Demain, c’est nous !

Afrik.com a rencontré Keita Stephenson au Rotin’s Home, salon de thé et restaurant guyanais, situé dans le 1er arrondissement de Paris. Le jeune écrivain sort son premier livre, un essai qui aborde l’actualité et l’avenir de la Guyane, l’espérance de la génération née après les années 80, les perspectives étroites et pourtant remarquables des outremers français, et les enjeux portés par la crise qui touche la France et l’Europe.
AFRIK : Le titre de votre essai est une phrase exclamative. Demain, c’est nous ! est-ce une acclamation ? une affirmation ou une invitation ?

Keita Stephenson : Le titre du livre m’est venu en discutant avec de jeunes bacheliers et des apprentis. Ils s’inquiétaient de ce que la société ne leur propose aucun avenir, que le discours politique ambiant, en Guyane comme en Métropole, ne présentait l’avenir qu’en termes comptables. L’absence de rêves, l’absence de perspectives. C’est alors que je me suis dit que l’avenir c’est nous qui le faisons. Chacun d’entre nous, individuellement et collectivement à la fois. Demain, c’est nous, est à la fois une simple évidence qu’il nous faut rappeler, et une invitation aux nouvelles générations à se prendre en main.

AFRIK : Votre essai est un exposé critique de la réalité sociopolitique et de la situation absurde d’une région française enclavée au milieu de l’Amazonie. Quel est ce qui vous a motivé à écrire ce livre aujourd’hui ?

K.S. : La situation de la Guyane est juste une étrangeté des temps modernes. Depuis que je suis enfant, je me demande comment il se fait que, juste à une quarantaine de kilomètres de chez moi, on lance des fusées donnant accès à la télévision, la téléphonie, ou la communication, à des millions d’êtres humains dans le monde, tandis que mon propre foyer n’a accès qu’à quelques chaines de télévision, fonctionnant une fois sur deux, interrompue à cause d’une averse, et que la couverture locale en téléphone mobile ou internet est équivalente à un pays dit sous-développé. Quelque chose sonne faux. Et puis, ces dernières années, j’ai compris que le modèle de rattrapage dans lequel on avait enfermé la Guyane comme les outremers, était juste une chimère. La crise que traverse l’Europe dont la Guyane est atrocement dépendante, l’émergence comme puissance mondiale du Brésil, voisin de la Guyane avec lequel nous n’avons quasiment aucun contact, m’ont poussé à dire ce que ma génération espère, ce à quoi elle rêve, et ce dont elle est capable.

AFRIK : Vous avez à peine trente ans. Ce n’est pas trop jeune pour poser un regard et proposer tout un projet à un pays ?

K.S. : Guyane, je suis déjà vieux.

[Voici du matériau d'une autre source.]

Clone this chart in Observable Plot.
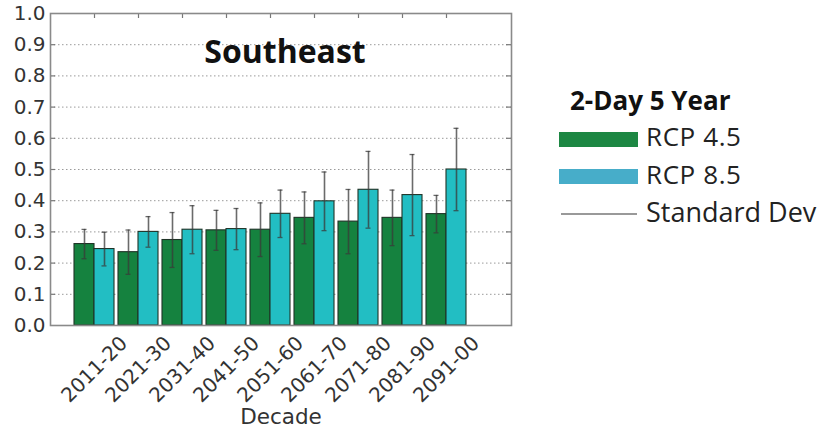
<!DOCTYPE html>
<html>
<head>
<meta charset="utf-8">
<script src="https://cdn.jsdelivr.net/npm/d3@7"></script>
<script src="https://cdn.jsdelivr.net/npm/@observablehq/plot@0.6"></script>
<style>
  html, body { margin: 0; padding: 0; background: #fff; }
  #wrap { position: relative; width: 824px; height: 429px; overflow: hidden; }
  #legend { position: absolute; left: 0; top: 0; }
</style>
</head>
<body>
<div id="wrap"></div>
<script>
const decades = ["2011-20","2021-30","2031-40","2041-50","2051-60","2061-70","2071-80","2081-90","2091-00"];
const rcp45 = [0.261, 0.235, 0.274, 0.305, 0.307, 0.345, 0.333, 0.345, 0.357];
const rcp45sd = [0.047, 0.071, 0.088, 0.064, 0.086, 0.083, 0.103, 0.089, 0.060];
const rcp85 = [0.245, 0.300, 0.307, 0.309, 0.358, 0.398, 0.435, 0.418, 0.500];
const rcp85sd = [0.054, 0.049, 0.077, 0.066, 0.076, 0.094, 0.123, 0.130, 0.132];
const yTicks = [0, 0.1, 0.2, 0.3, 0.4, 0.5, 0.6, 0.7, 0.8, 0.9, 1.0];
const gridTicks = [0.1, 0.2, 0.3, 0.4, 0.5, 0.6, 0.7, 0.8, 0.9];
const title = "Southeast";
const xLabel = "Decade";
const legendTitle = "2-Day 5 Year";
const seriesNames = ["RCP 4.5", "RCP 8.5"];
const sdName = "Standard Dev";

const green = "#15823f";
const cyan = "#22bec3";
const legendGreen = "#1d8743";
const legendCyan = "#47adc9";

const d45 = decades.map((d, i) => ({decade: d, mean: rcp45[i], sd: rcp45sd[i]}));
const d85 = decades.map((d, i) => ({decade: d, mean: rcp85[i], sd: rcp85sd[i]}));

const tickFont = "'DejaVu Sans', sans-serif";
const errColor = "#3a3a3a";

const chart = Plot.plot({
  width: 824,
  height: 429,
  marginLeft: 50,
  marginRight: 313,
  marginTop: 13,
  marginBottom: 104,
  style: {fontFamily: tickFont, background: "#fff"},
  x: {domain: decades, type: "band", padding: 0, insetLeft: 22, insetRight: 43, axis: null},
  y: {domain: [0, 1], axis: null},
  marks: [
    Plot.gridY(gridTicks, {stroke: "#9a9a9a", strokeOpacity: 1, strokeWidth: 1, strokeDasharray: "1.5,2.5"}),
    Plot.tickY(gridTicks, {y: d => d, insetRight: 456, stroke: "#777", strokeWidth: 1.2}),
    Plot.tickY(gridTicks, {y: d => d, insetLeft: 456, stroke: "#777", strokeWidth: 1.2}),
    Plot.tickX(decades, {x: d => d, insetBottom: 307, stroke: "#777", strokeWidth: 1.2}),
    Plot.barY(d45, {x: "decade", y: "mean", fill: green, stroke: "#1f3327", strokeWidth: 1.1, insetLeft: 2, insetRight: 22}),
    Plot.barY(d85, {x: "decade", y: "mean", fill: cyan, stroke: "#1f3327", strokeWidth: 1.1, insetLeft: 22, insetRight: 2}),
    Plot.ruleX(d45, {x: "decade", y1: d => d.mean - d.sd, y2: d => d.mean + d.sd, dx: -10, stroke: errColor, strokeOpacity: 0.75, strokeWidth: 1.6}),
    Plot.ruleX(d85, {x: "decade", y1: d => d.mean - d.sd, y2: d => d.mean + d.sd, dx: 10, stroke: errColor, strokeOpacity: 0.75, strokeWidth: 1.6}),
    Plot.tickY(d45, {x: "decade", y: d => d.mean + d.sd, insetLeft: 9.5, insetRight: 29.5, stroke: errColor, strokeOpacity: 0.75, strokeWidth: 1.3}),
    Plot.tickY(d45, {x: "decade", y: d => d.mean - d.sd, insetLeft: 9.5, insetRight: 29.5, stroke: errColor, strokeOpacity: 0.75, strokeWidth: 1.3}),
    Plot.tickY(d85, {x: "decade", y: d => d.mean + d.sd, insetLeft: 29.5, insetRight: 9.5, stroke: errColor, strokeOpacity: 0.75, strokeWidth: 1.3}),
    Plot.tickY(d85, {x: "decade", y: d => d.mean - d.sd, insetLeft: 29.5, insetRight: 9.5, stroke: errColor, strokeOpacity: 0.75, strokeWidth: 1.3}),
    Plot.frame({stroke: "#8a8a8a", strokeWidth: 1.6}),
    Plot.axisY(yTicks, {tickSize: 0, tickPadding: 5, tickFormat: d3.format(".1f"), fontSize: 20, fill: "#333", label: null}),
    Plot.text(decades, {x: d => d, frameAnchor: "bottom", dy: 44, rotate: -45, textAnchor: "middle", lineAnchor: "middle", fontSize: 20, fill: "#333"}),
    Plot.text([xLabel], {frameAnchor: "bottom", dy: 98, lineAnchor: "bottom", fontSize: 21.5, fill: "#333"}),
    Plot.text([title], {frameAnchor: "top", dx: 4, dy: 49, lineAnchor: "bottom", fontSize: 32, fontWeight: "bold", fontFamily: "'Open Sans', sans-serif", fill: "#111"})
  ]
});

const wrap = document.getElementById("wrap");
wrap.appendChild(chart);

// Legend (drawn with d3 as an overlay)
const lg = d3.select(wrap).append("svg").attr("id", "legend").attr("width", 824).attr("height", 429);
const lf = "'Open Sans', sans-serif";
lg.append("text").attr("x", 570).attr("y", 110).attr("font-family", lf).attr("font-weight", "bold").attr("font-size", 26).attr("fill", "#111").text(legendTitle);
lg.append("rect").attr("x", 559).attr("y", 132).attr("width", 79).attr("height", 15).attr("fill", legendGreen);
lg.append("text").attr("x", 646).attr("y", 146).attr("font-family", lf).attr("font-size", 26).attr("letter-spacing", 0.6).attr("fill", "#222").text(seriesNames[0]);
lg.append("rect").attr("x", 559).attr("y", 169).attr("width", 79).attr("height", 15).attr("fill", legendCyan);
lg.append("text").attr("x", 646).attr("y", 184).attr("font-family", lf).attr("font-size", 26).attr("letter-spacing", 0.6).attr("fill", "#222").text(seriesNames[1]);
lg.append("line").attr("x1", 561).attr("x2", 637).attr("y1", 214).attr("y2", 214).attr("stroke", "#777").attr("stroke-width", 1.5);
lg.append("text").attr("x", 646).attr("y", 222).attr("font-family", lf).attr("font-size", 27).attr("fill", "#222").text(sdName);
</script>
</body>
</html>
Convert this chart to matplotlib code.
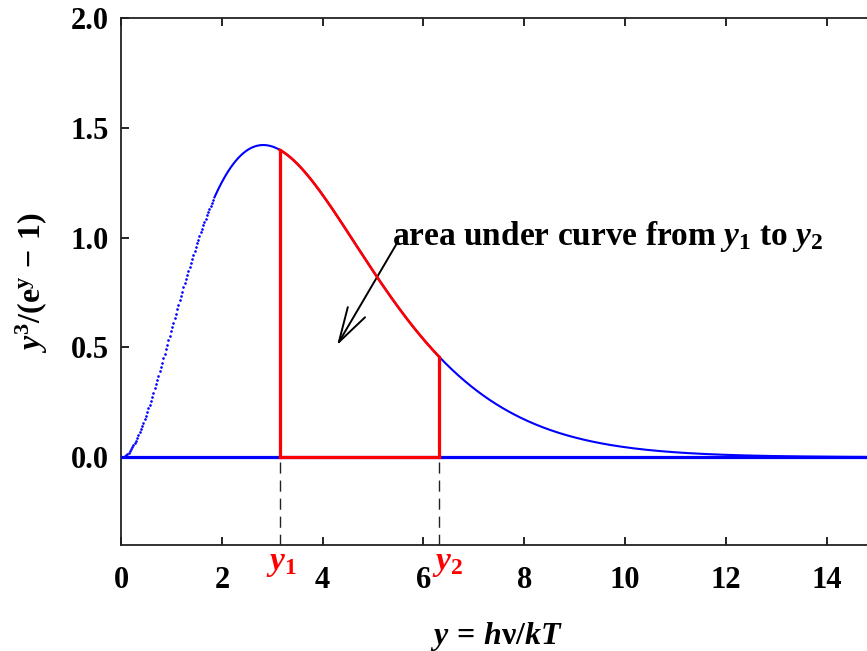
import numpy as np
import matplotlib
matplotlib.use('Agg')
import matplotlib.pyplot as plt
import matplotlib.transforms as mtransforms

# 字体设置: Times 风格粗体
plt.rcParams['font.family'] = ['Liberation Serif', 'DejaVu Serif']
plt.rcParams['font.weight'] = 'bold'
plt.rcParams['mathtext.fontset'] = 'custom'
plt.rcParams['mathtext.rm'] = 'Liberation Serif:bold'
plt.rcParams['mathtext.it'] = 'Liberation Serif:bold:italic'
plt.rcParams['mathtext.bf'] = 'Liberation Serif:bold'

# 数据: 积分上下限 与坐标范围
y1 = 3.15
y2 = 6.31
x_max = 14.8
x_dotted_end = 1.85   # 上升段显示为点状
n_samples = 600

x_ticks = [0, 2, 4, 6, 8, 10, 12, 14]
y_ticks = [0.0, 0.5, 1.0, 1.5, 2.0]


def planck(v):
    v = np.asarray(v, dtype=float)
    out = np.zeros_like(v)
    nz = v > 0
    out[nz] = v[nz]**3 / np.expm1(v[nz])
    return out


x = np.linspace(0, x_max, n_samples)
f = planck(x)
dotted = x <= x_dotted_end

xs = np.linspace(y1, y2, 200)
fs = planck(xs)
f_y1 = float(planck([y1])[0])
f_y2 = float(planck([y2])[0])

fig = plt.figure(figsize=(8.67, 6.51), dpi=100)
ax = fig.add_axes([0.1396, 0.1628, 0.8604, 0.8096])

blue = '#0000ff'
red = '#ff0000'

# 零线 + 曲线
ax.plot([0, x_max], [0, 0], color=blue, lw=2.3, zorder=2)
ax.plot(x[dotted], f[dotted], linestyle='none', marker='o', markersize=1.9,
        markeredgewidth=0, color=blue, zorder=3)
ax.plot(x[~dotted], f[~dotted], color=blue, lw=1.5, zorder=3)

# 红色区域边界
ax.plot(xs, fs, color=red, lw=1.9, zorder=4)
ax.plot([y1, y1], [0, f_y1], color=red, lw=2.3, zorder=4)
ax.plot([y2, y2], [0, f_y2], color=red, lw=2.3, zorder=4)
ax.plot([y1, y2], [0, 0], color=red, lw=2.3, zorder=4)

# 虚线到 x 轴
for xv in (y1, y2):
    ax.plot([xv, xv], [-0.02, -0.4], color='#222222', lw=1.0,
            dashes=(8, 5), zorder=1)

ax.set_xlim(0, x_max)
ax.set_ylim(-0.4, 2.0)
ax.set_xticks(x_ticks)
ax.set_yticks(y_ticks)
ax.set_xticklabels([str(t) for t in x_ticks])
ax.set_yticklabels(['%.1f' % t for t in y_ticks])
ax.tick_params(direction='in', length=5.5, width=1.2, labelsize=22,
               top=True, right=False, colors='black')
ax.tick_params(axis='x', pad=15)
ax.tick_params(axis='y', pad=9)
ax.spines['right'].set_visible(False)
for s in ('left', 'bottom', 'top'):
    ax.spines[s].set_linewidth(1.3)
    ax.spines[s].set_color('#222222')

# 轴标签
fig.text(0.5735, 0.023, r'$y\,=\,h\mathrm{\nu}/kT$', fontsize=23,
         ha='center', va='center')
fig.text(0.037, 0.565, r'$y^{3}/(\mathrm{e}^{\mathrm{y}}\,-\,1)$', fontsize=23,
         ha='center', va='center', rotation=90)

# y1, y2 标注
trans = mtransforms.blended_transform_factory(ax.transData, ax.transAxes)
ax.text(y1 + 0.04, -0.005, r'$y_{1}$', color=red, fontsize=24,
        ha='center', va='top', transform=trans, clip_on=False)
ax.text(y2 + 0.16, -0.005, r'$y_{2}$', color=red, fontsize=24,
        ha='center', va='top', transform=trans, clip_on=False)

# 箭头与说明
ax.annotate('', xy=(4.286, 0.51), xytext=(5.476, 0.975),
            arrowprops=dict(arrowstyle='->,head_length=2.5,head_width=0.72',
                            color='black', lw=1.4, shrinkA=0, shrinkB=0))
ax.text(5.38, 0.966, r'area under curve from $y_{1}$ to $y_{2}$',
        fontsize=24, ha='left', va='baseline')

fig.savefig('out.png', dpi=100)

La majorité de la population a moins de vingt ans, et la Guyane restera un pays jeune au moins jusqu’en 2040. Pour tout vous dire, je pense même que nous n’avons que trop tardé- la génération des trentenaires, à nous rassembler pour prendre en main le destin de notre pays. Ceux qui nous dirigent ne sont pas seulement vieux, ils ont surtout l’âge dépassé de leurs préjugés. Je ne vois pas pourquoi dans ce contexte, on ferait l’économie des expressions et des idées de la génération issue de l’intifada guyanaise.

AFRIK : Vous posez le postulat selon lequel la Guyane a tous les potentiels pour se développer, mais qu’elle est en quelque sorte empêchée. Avec la crise que traverse justement la France et l’Union européenne, comment mettre en œuvre l’investissement que vous appelez de vos vœux ?

K.S. : Mes études universitaires étaient consacrées au droit international et au développement économique. J’ai eu l’occasion de vivre et travailler en Islande, un pays qui a quasiment la même superficie et la même population que la Guyane. J’y ai découvert que le développement y était possible. J’y ai aussi découvert et exploré les travers qui ont conduit à la faillite bancaire d’un pays développé, et qui s’en sort aujourd’hui grâce à des choix hétérodoxes. Tout ceci m’a convaincu qu’il n’y avait pas de fatalité pour la Guyane, et que le projet de développement n’était pas une simple question administrative ou comptable, mais avant tout sociale et culturelle. La Guyane n’a pas besoin d’un cadre institutionnel ou d’un projet économique, mais elle a d’abord besoin d’un projet de société qui détermine le cadre adapté et les moyens de son essor économique. C’est en tout cas, la thèse que je défends, et qui est propre à la Guyane.